GIVEN DATA.

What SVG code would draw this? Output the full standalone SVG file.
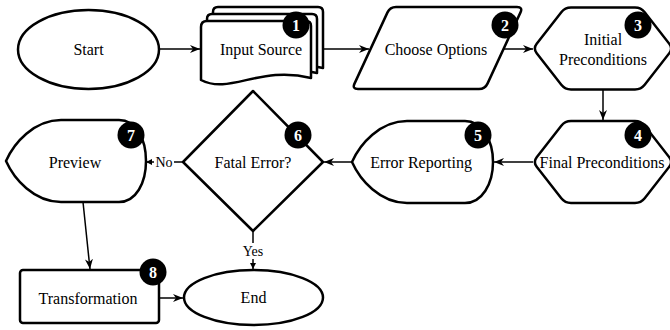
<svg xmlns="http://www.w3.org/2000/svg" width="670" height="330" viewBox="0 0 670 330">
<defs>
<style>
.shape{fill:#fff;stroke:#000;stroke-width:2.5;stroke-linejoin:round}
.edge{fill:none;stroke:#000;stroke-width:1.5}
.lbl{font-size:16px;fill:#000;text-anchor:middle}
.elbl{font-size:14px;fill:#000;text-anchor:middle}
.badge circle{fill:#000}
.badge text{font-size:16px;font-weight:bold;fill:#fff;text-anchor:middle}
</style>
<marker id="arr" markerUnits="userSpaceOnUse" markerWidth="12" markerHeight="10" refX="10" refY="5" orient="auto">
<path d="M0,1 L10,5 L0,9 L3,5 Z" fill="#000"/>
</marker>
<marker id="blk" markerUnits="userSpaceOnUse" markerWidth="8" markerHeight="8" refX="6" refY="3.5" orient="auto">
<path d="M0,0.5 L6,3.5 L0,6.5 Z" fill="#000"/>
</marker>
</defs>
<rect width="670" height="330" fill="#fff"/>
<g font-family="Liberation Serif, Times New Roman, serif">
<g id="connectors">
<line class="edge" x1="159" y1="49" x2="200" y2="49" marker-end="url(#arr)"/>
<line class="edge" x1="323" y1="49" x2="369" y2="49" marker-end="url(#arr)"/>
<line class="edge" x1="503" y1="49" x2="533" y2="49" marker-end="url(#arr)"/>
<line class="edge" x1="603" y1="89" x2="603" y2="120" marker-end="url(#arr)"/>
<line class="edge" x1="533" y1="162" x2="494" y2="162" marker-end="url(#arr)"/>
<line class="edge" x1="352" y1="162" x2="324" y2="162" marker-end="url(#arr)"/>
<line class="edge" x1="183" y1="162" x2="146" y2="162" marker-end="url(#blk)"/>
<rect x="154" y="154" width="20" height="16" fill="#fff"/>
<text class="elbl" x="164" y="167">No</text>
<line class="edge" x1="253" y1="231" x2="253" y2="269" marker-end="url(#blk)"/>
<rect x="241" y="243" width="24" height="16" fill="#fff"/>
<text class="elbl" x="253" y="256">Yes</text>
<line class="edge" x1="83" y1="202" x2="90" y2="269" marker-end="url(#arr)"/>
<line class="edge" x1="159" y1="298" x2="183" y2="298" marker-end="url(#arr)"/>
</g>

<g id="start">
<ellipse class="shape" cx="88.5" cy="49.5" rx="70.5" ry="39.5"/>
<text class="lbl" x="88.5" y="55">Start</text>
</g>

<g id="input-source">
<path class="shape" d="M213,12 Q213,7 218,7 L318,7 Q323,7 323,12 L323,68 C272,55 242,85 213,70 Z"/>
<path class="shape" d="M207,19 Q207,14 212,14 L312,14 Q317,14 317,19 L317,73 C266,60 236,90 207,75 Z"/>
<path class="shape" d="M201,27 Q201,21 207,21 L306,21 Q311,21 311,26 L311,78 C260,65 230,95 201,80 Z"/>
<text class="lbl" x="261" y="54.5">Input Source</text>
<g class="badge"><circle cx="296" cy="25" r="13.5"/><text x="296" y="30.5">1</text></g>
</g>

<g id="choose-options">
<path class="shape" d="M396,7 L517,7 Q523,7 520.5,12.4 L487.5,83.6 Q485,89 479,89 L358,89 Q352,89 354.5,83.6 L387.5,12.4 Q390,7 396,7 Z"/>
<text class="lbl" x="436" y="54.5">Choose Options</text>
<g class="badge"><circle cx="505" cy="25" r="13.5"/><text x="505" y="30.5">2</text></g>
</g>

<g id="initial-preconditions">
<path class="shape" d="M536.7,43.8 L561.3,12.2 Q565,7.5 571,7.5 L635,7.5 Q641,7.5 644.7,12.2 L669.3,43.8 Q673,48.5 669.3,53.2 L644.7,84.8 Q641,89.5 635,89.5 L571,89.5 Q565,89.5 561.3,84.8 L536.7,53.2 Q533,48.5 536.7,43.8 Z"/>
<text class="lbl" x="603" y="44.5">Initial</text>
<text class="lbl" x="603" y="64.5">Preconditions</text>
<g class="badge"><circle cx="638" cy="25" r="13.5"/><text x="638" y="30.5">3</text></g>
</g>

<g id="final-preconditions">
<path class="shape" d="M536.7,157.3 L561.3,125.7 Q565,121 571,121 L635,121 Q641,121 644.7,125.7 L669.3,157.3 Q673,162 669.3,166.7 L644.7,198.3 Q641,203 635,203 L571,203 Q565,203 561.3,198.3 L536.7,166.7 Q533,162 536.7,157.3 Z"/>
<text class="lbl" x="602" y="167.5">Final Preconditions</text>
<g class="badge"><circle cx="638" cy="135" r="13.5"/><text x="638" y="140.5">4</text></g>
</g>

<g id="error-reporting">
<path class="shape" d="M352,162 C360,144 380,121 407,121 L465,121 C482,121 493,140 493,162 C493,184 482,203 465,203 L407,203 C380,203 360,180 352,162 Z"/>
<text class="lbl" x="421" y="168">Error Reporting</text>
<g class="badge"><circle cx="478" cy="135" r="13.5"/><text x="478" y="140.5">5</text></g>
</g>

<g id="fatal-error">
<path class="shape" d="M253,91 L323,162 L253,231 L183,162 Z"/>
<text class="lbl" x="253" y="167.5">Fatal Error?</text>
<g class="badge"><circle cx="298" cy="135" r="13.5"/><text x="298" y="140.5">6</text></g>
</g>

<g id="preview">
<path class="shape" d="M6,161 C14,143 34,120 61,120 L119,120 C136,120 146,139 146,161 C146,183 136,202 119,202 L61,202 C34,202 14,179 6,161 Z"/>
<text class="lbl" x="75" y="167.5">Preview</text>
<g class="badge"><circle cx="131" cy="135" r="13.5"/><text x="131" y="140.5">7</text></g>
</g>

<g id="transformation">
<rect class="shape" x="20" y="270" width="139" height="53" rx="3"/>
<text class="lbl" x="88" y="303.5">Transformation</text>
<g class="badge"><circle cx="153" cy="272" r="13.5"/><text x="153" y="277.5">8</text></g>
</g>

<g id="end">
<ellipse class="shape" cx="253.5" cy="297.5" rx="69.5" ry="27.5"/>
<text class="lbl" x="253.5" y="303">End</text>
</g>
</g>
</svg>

GOAL. Retype the listing exactly. Pictures do not belong in the copy.

WRITTEN SOLUTION.
What SVG code would draw this? Output the full standalone SVG file.
<svg xmlns="http://www.w3.org/2000/svg" width="670" height="330" viewBox="0 0 670 330">
<defs>
<style>
.shape{fill:#fff;stroke:#000;stroke-width:2.5;stroke-linejoin:round}
.edge{fill:none;stroke:#000;stroke-width:1.5}
.lbl{font-size:16px;fill:#000;text-anchor:middle}
.elbl{font-size:14px;fill:#000;text-anchor:middle}
.badge circle{fill:#000}
.badge text{font-size:16px;font-weight:bold;fill:#fff;text-anchor:middle}
</style>
<marker id="arr" markerUnits="userSpaceOnUse" markerWidth="12" markerHeight="10" refX="10" refY="5" orient="auto">
<path d="M0,1 L10,5 L0,9 L3,5 Z" fill="#000"/>
</marker>
<marker id="blk" markerUnits="userSpaceOnUse" markerWidth="8" markerHeight="8" refX="6" refY="3.5" orient="auto">
<path d="M0,0.5 L6,3.5 L0,6.5 Z" fill="#000"/>
</marker>
</defs>
<rect width="670" height="330" fill="#fff"/>
<g font-family="Liberation Serif, Times New Roman, serif">
<g id="connectors">
<line class="edge" x1="159" y1="49" x2="200" y2="49" marker-end="url(#arr)"/>
<line class="edge" x1="323" y1="49" x2="369" y2="49" marker-end="url(#arr)"/>
<line class="edge" x1="503" y1="49" x2="533" y2="49" marker-end="url(#arr)"/>
<line class="edge" x1="603" y1="89" x2="603" y2="120" marker-end="url(#arr)"/>
<line class="edge" x1="533" y1="162" x2="494" y2="162" marker-end="url(#arr)"/>
<line class="edge" x1="352" y1="162" x2="324" y2="162" marker-end="url(#arr)"/>
<line class="edge" x1="183" y1="162" x2="146" y2="162" marker-end="url(#blk)"/>
<rect x="154" y="154" width="20" height="16" fill="#fff"/>
<text class="elbl" x="164" y="167">No</text>
<line class="edge" x1="253" y1="231" x2="253" y2="269" marker-end="url(#blk)"/>
<rect x="241" y="243" width="24" height="16" fill="#fff"/>
<text class="elbl" x="253" y="256">Yes</text>
<line class="edge" x1="83" y1="202" x2="90" y2="269" marker-end="url(#arr)"/>
<line class="edge" x1="159" y1="298" x2="183" y2="298" marker-end="url(#arr)"/>
</g>

<g id="start">
<ellipse class="shape" cx="88.5" cy="49.5" rx="70.5" ry="39.5"/>
<text class="lbl" x="88.5" y="55">Start</text>
</g>

<g id="input-source">
<path class="shape" d="M213,12 Q213,7 218,7 L318,7 Q323,7 323,12 L323,68 C272,55 242,85 213,70 Z"/>
<path class="shape" d="M207,19 Q207,14 212,14 L312,14 Q317,14 317,19 L317,73 C266,60 236,90 207,75 Z"/>
<path class="shape" d="M201,27 Q201,21 207,21 L306,21 Q311,21 311,26 L311,78 C260,65 230,95 201,80 Z"/>
<text class="lbl" x="261" y="54.5">Input Source</text>
<g class="badge"><circle cx="296" cy="25" r="13.5"/><text x="296" y="30.5">1</text></g>
</g>

<g id="choose-options">
<path class="shape" d="M396,7 L517,7 Q523,7 520.5,12.4 L487.5,83.6 Q485,89 479,89 L358,89 Q352,89 354.5,83.6 L387.5,12.4 Q390,7 396,7 Z"/>
<text class="lbl" x="436" y="54.5">Choose Options</text>
<g class="badge"><circle cx="505" cy="25" r="13.5"/><text x="505" y="30.5">2</text></g>
</g>

<g id="initial-preconditions">
<path class="shape" d="M536.7,43.8 L561.3,12.2 Q565,7.5 571,7.5 L635,7.5 Q641,7.5 644.7,12.2 L669.3,43.8 Q673,48.5 669.3,53.2 L644.7,84.8 Q641,89.5 635,89.5 L571,89.5 Q565,89.5 561.3,84.8 L536.7,53.2 Q533,48.5 536.7,43.8 Z"/>
<text class="lbl" x="603" y="44.5">Initial</text>
<text class="lbl" x="603" y="64.5">Preconditions</text>
<g class="badge"><circle cx="638" cy="25" r="13.5"/><text x="638" y="30.5">3</text></g>
</g>

<g id="final-preconditions">
<path class="shape" d="M536.7,157.3 L561.3,125.7 Q565,121 571,121 L635,121 Q641,121 644.7,125.7 L669.3,157.3 Q673,162 669.3,166.7 L644.7,198.3 Q641,203 635,203 L571,203 Q565,203 561.3,198.3 L536.7,166.7 Q533,162 536.7,157.3 Z"/>
<text class="lbl" x="602" y="167.5">Final Preconditions</text>
<g class="badge"><circle cx="638" cy="135" r="13.5"/><text x="638" y="140.5">4</text></g>
</g>

<g id="error-reporting">
<path class="shape" d="M352,162 C360,144 380,121 407,121 L465,121 C482,121 493,140 493,162 C493,184 482,203 465,203 L407,203 C380,203 360,180 352,162 Z"/>
<text class="lbl" x="421" y="168">Error Reporting</text>
<g class="badge"><circle cx="478" cy="135" r="13.5"/><text x="478" y="140.5">5</text></g>
</g>

<g id="fatal-error">
<path class="shape" d="M253,91 L323,162 L253,231 L183,162 Z"/>
<text class="lbl" x="253" y="167.5">Fatal Error?</text>
<g class="badge"><circle cx="298" cy="135" r="13.5"/><text x="298" y="140.5">6</text></g>
</g>

<g id="preview">
<path class="shape" d="M6,161 C14,143 34,120 61,120 L119,120 C136,120 146,139 146,161 C146,183 136,202 119,202 L61,202 C34,202 14,179 6,161 Z"/>
<text class="lbl" x="75" y="167.5">Preview</text>
<g class="badge"><circle cx="131" cy="135" r="13.5"/><text x="131" y="140.5">7</text></g>
</g>

<g id="transformation">
<rect class="shape" x="20" y="270" width="139" height="53" rx="3"/>
<text class="lbl" x="88" y="303.5">Transformation</text>
<g class="badge"><circle cx="153" cy="272" r="13.5"/><text x="153" y="277.5">8</text></g>
</g>

<g id="end">
<ellipse class="shape" cx="253.5" cy="297.5" rx="69.5" ry="27.5"/>
<text class="lbl" x="253.5" y="303">End</text>
</g>
</g>
</svg>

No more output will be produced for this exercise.